Gather all lines with the word "this" in them.

---+---

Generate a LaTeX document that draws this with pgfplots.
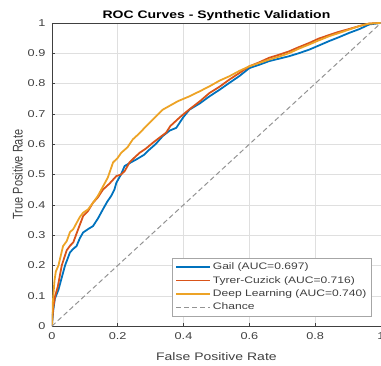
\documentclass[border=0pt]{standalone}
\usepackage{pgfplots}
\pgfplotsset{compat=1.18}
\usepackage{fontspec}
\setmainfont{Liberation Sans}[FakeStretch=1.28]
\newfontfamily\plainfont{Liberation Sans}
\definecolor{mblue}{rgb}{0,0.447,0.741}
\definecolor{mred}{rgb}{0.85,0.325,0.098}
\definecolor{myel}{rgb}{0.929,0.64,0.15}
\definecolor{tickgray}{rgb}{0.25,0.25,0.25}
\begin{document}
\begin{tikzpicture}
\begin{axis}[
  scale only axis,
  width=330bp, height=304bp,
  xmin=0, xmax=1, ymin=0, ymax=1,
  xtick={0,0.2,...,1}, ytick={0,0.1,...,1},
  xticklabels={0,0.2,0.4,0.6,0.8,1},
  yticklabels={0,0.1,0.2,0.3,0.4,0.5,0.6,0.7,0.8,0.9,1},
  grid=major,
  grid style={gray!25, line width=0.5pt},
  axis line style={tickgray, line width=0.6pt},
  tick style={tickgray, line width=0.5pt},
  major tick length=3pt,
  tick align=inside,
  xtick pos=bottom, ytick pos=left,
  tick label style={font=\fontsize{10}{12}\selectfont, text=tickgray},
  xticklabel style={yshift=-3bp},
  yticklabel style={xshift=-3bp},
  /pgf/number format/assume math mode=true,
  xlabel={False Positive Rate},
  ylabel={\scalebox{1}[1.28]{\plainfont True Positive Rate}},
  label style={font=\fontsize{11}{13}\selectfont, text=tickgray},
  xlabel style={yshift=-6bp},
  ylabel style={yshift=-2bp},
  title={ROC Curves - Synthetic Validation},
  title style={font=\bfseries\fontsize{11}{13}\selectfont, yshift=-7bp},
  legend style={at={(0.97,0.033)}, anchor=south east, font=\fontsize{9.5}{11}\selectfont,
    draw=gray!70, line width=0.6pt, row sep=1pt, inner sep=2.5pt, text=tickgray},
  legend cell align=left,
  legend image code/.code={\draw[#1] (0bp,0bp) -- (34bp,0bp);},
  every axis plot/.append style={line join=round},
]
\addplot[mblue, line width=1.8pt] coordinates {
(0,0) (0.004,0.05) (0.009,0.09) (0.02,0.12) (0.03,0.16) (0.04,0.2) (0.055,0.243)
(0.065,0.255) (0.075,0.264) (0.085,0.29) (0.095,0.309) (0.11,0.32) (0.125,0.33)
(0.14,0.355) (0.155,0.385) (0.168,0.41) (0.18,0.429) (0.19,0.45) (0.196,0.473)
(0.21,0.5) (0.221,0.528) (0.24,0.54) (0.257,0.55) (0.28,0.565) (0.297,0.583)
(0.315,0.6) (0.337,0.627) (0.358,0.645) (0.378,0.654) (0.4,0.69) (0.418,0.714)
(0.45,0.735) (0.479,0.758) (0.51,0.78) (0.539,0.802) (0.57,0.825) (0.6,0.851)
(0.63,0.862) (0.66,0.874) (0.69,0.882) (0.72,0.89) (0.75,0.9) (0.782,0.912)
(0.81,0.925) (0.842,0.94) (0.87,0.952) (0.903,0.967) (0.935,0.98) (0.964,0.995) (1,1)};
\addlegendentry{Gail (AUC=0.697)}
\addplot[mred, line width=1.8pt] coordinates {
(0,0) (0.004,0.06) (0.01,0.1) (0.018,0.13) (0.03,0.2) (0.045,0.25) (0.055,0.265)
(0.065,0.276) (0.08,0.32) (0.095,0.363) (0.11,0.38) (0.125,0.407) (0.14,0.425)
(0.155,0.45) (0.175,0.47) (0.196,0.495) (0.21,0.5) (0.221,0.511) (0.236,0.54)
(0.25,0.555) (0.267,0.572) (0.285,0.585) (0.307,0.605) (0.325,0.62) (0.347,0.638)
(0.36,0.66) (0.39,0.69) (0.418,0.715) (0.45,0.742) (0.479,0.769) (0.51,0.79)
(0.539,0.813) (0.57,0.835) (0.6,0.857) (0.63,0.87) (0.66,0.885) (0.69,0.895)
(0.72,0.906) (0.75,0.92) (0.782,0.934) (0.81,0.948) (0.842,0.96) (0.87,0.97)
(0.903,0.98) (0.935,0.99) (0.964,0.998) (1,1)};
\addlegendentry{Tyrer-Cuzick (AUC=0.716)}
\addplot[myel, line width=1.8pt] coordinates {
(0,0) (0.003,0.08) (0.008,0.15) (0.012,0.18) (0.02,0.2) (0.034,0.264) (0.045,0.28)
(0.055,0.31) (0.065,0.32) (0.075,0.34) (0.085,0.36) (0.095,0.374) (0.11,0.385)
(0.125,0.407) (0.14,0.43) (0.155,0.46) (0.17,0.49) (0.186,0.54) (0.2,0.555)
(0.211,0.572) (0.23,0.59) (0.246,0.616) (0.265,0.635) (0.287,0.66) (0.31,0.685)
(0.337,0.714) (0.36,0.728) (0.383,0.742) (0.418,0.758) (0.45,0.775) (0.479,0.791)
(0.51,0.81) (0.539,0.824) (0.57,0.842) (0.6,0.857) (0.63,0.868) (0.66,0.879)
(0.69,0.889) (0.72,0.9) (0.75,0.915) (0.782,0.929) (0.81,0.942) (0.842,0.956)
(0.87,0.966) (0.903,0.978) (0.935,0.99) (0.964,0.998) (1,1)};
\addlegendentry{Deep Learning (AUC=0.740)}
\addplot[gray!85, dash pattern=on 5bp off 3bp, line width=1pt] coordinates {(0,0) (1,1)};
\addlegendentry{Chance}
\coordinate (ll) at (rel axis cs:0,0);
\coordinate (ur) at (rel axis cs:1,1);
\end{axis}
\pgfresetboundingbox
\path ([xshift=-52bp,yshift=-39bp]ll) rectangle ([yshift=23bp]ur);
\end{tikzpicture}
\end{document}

---+---

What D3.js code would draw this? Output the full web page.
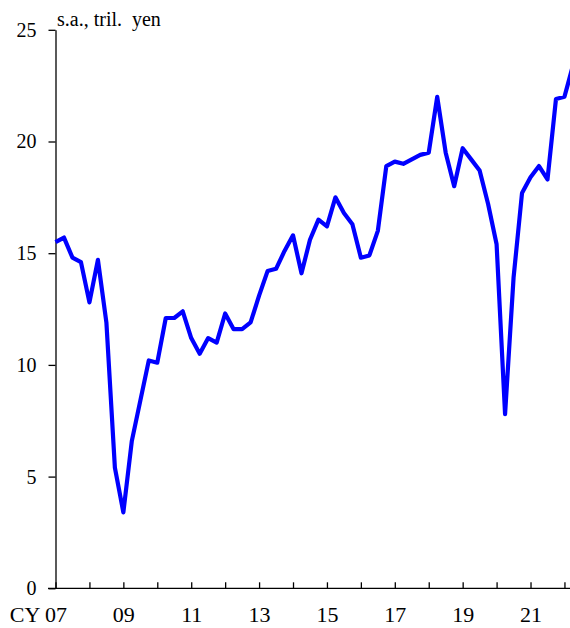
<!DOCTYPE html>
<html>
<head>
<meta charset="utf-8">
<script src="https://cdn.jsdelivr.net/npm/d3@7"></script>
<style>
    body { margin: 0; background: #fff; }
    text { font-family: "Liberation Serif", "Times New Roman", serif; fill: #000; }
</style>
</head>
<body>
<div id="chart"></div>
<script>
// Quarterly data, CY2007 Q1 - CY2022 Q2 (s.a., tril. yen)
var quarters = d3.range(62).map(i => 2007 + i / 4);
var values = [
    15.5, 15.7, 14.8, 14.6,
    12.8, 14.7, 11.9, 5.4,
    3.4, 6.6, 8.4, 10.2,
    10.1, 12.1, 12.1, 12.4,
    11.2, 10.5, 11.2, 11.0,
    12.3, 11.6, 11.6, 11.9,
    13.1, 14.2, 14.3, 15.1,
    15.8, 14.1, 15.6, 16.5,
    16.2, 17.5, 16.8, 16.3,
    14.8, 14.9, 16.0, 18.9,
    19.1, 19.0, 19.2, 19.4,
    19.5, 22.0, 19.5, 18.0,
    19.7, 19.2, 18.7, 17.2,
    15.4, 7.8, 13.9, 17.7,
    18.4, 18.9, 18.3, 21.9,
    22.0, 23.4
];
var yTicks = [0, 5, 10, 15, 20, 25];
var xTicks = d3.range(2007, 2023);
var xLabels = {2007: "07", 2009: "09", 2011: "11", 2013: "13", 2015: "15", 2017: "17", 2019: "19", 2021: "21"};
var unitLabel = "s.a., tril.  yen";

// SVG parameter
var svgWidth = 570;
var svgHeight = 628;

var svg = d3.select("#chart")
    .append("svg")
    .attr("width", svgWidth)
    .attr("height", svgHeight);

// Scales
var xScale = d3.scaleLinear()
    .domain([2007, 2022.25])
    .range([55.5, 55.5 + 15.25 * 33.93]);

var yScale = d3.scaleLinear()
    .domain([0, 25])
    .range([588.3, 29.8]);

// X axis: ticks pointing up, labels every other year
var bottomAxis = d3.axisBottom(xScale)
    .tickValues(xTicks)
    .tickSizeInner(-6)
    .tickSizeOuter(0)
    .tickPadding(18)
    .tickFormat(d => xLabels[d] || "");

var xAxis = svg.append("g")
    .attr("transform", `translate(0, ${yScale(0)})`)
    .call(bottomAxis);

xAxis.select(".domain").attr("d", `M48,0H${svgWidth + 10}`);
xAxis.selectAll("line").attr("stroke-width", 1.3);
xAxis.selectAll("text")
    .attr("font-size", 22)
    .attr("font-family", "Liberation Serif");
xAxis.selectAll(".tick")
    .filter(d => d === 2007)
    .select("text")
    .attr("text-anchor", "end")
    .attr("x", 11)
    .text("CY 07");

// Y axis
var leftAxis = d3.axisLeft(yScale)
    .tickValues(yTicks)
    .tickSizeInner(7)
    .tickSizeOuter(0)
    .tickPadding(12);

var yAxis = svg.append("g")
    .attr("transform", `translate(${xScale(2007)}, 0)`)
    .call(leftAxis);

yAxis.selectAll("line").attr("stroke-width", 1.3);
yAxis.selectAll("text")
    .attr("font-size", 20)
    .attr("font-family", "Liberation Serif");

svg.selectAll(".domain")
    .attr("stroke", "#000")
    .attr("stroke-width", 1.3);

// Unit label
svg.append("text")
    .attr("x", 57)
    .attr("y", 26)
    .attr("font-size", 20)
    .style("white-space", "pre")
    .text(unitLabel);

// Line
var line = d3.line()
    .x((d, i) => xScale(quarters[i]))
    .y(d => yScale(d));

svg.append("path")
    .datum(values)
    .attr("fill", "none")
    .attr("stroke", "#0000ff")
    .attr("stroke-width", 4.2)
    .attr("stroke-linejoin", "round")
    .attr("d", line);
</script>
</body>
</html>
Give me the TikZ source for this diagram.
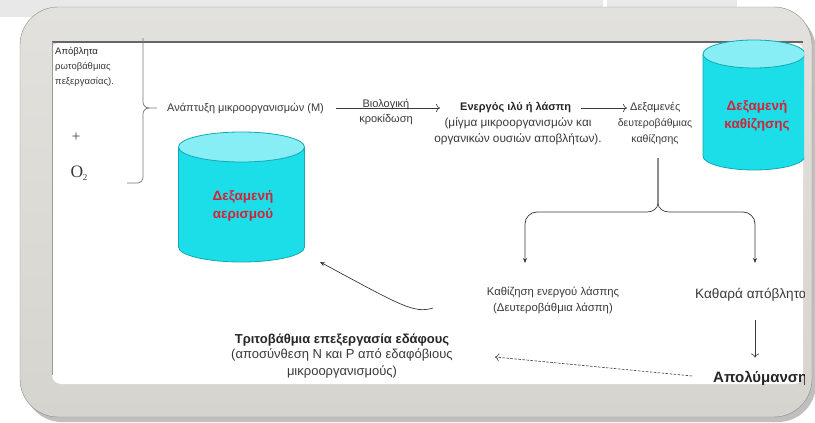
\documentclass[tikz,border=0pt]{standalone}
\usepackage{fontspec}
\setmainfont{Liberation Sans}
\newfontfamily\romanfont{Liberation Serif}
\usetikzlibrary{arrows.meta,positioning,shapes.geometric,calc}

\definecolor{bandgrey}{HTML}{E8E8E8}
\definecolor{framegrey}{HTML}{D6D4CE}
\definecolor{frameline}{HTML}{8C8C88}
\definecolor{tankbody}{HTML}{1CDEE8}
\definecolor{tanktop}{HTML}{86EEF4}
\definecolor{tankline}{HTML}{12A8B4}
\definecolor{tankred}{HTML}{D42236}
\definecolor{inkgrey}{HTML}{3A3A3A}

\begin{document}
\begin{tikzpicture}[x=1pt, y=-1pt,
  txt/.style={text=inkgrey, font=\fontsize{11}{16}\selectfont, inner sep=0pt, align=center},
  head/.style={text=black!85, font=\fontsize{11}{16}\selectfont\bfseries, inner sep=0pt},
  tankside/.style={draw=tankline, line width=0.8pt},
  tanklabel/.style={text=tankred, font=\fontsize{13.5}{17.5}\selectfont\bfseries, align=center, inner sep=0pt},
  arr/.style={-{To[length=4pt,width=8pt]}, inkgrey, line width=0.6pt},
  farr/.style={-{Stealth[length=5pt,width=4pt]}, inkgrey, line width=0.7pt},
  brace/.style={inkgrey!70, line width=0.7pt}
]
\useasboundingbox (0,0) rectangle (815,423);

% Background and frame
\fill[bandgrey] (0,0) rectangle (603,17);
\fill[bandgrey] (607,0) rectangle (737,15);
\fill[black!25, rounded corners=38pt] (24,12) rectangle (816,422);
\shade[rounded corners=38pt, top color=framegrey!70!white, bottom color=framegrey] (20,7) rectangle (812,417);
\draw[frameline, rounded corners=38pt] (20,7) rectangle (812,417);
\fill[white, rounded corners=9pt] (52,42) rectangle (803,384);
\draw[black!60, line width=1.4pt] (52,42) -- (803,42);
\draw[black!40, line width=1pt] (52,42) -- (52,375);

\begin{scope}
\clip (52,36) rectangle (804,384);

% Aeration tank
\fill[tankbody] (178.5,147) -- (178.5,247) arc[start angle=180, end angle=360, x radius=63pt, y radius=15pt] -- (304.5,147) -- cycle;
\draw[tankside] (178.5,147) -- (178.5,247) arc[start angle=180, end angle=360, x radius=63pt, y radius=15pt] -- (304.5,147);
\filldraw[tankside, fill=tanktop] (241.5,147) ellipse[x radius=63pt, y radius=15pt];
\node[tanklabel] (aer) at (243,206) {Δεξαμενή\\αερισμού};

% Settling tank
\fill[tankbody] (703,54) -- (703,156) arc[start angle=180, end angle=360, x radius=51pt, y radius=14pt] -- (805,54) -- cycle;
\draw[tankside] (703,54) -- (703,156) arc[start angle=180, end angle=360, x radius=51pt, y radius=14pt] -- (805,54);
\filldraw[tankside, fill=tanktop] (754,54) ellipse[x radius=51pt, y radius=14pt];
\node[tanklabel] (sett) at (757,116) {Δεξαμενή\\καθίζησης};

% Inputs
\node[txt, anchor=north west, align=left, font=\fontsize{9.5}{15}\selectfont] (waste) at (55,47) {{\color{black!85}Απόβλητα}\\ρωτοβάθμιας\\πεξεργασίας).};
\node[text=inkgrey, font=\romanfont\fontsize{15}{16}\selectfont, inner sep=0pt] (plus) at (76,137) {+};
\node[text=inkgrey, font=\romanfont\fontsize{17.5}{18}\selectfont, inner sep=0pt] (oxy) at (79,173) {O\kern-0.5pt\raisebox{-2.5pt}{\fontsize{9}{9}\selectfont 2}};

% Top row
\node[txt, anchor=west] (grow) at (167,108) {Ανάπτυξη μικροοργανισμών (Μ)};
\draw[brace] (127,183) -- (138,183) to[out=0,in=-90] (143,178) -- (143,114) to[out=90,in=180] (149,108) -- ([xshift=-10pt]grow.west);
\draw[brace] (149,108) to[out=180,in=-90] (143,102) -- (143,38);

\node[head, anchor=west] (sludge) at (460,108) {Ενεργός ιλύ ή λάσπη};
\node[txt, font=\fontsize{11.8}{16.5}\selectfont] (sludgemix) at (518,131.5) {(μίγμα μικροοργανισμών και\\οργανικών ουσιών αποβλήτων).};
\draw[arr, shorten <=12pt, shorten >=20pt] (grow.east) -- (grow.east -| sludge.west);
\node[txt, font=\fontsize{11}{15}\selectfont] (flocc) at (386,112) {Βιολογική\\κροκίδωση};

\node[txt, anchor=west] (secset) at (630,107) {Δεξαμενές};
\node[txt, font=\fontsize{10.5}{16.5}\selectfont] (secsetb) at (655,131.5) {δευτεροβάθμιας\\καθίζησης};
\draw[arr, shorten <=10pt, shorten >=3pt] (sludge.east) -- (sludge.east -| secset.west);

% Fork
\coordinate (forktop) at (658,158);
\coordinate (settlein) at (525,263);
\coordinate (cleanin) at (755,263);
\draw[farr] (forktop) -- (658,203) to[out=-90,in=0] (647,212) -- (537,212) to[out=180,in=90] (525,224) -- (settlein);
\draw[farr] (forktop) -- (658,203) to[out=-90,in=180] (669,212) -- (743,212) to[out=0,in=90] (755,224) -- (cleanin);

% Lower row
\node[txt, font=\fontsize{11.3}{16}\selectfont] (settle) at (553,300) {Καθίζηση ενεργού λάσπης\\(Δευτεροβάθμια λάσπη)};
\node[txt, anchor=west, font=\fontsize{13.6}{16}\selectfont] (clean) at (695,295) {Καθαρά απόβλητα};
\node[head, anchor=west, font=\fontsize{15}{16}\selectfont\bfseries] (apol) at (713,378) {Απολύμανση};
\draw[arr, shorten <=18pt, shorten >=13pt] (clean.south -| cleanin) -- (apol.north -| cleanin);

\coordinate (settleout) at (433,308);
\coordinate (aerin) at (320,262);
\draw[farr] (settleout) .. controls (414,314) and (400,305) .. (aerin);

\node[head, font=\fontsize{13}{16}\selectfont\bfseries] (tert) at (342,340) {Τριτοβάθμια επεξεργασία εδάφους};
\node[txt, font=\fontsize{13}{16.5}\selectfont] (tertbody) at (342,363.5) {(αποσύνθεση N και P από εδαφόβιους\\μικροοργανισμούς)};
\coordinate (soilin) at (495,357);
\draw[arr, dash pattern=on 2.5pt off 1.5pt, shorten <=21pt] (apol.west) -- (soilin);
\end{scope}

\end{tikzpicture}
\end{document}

---+---

§ **SOLUTION TO THE EXERCISE**
Generate a LaTeX document that draws this with pgfplots.
What D3.js code would draw this? Output the full web page.
Give me the TikZ source for this diagram.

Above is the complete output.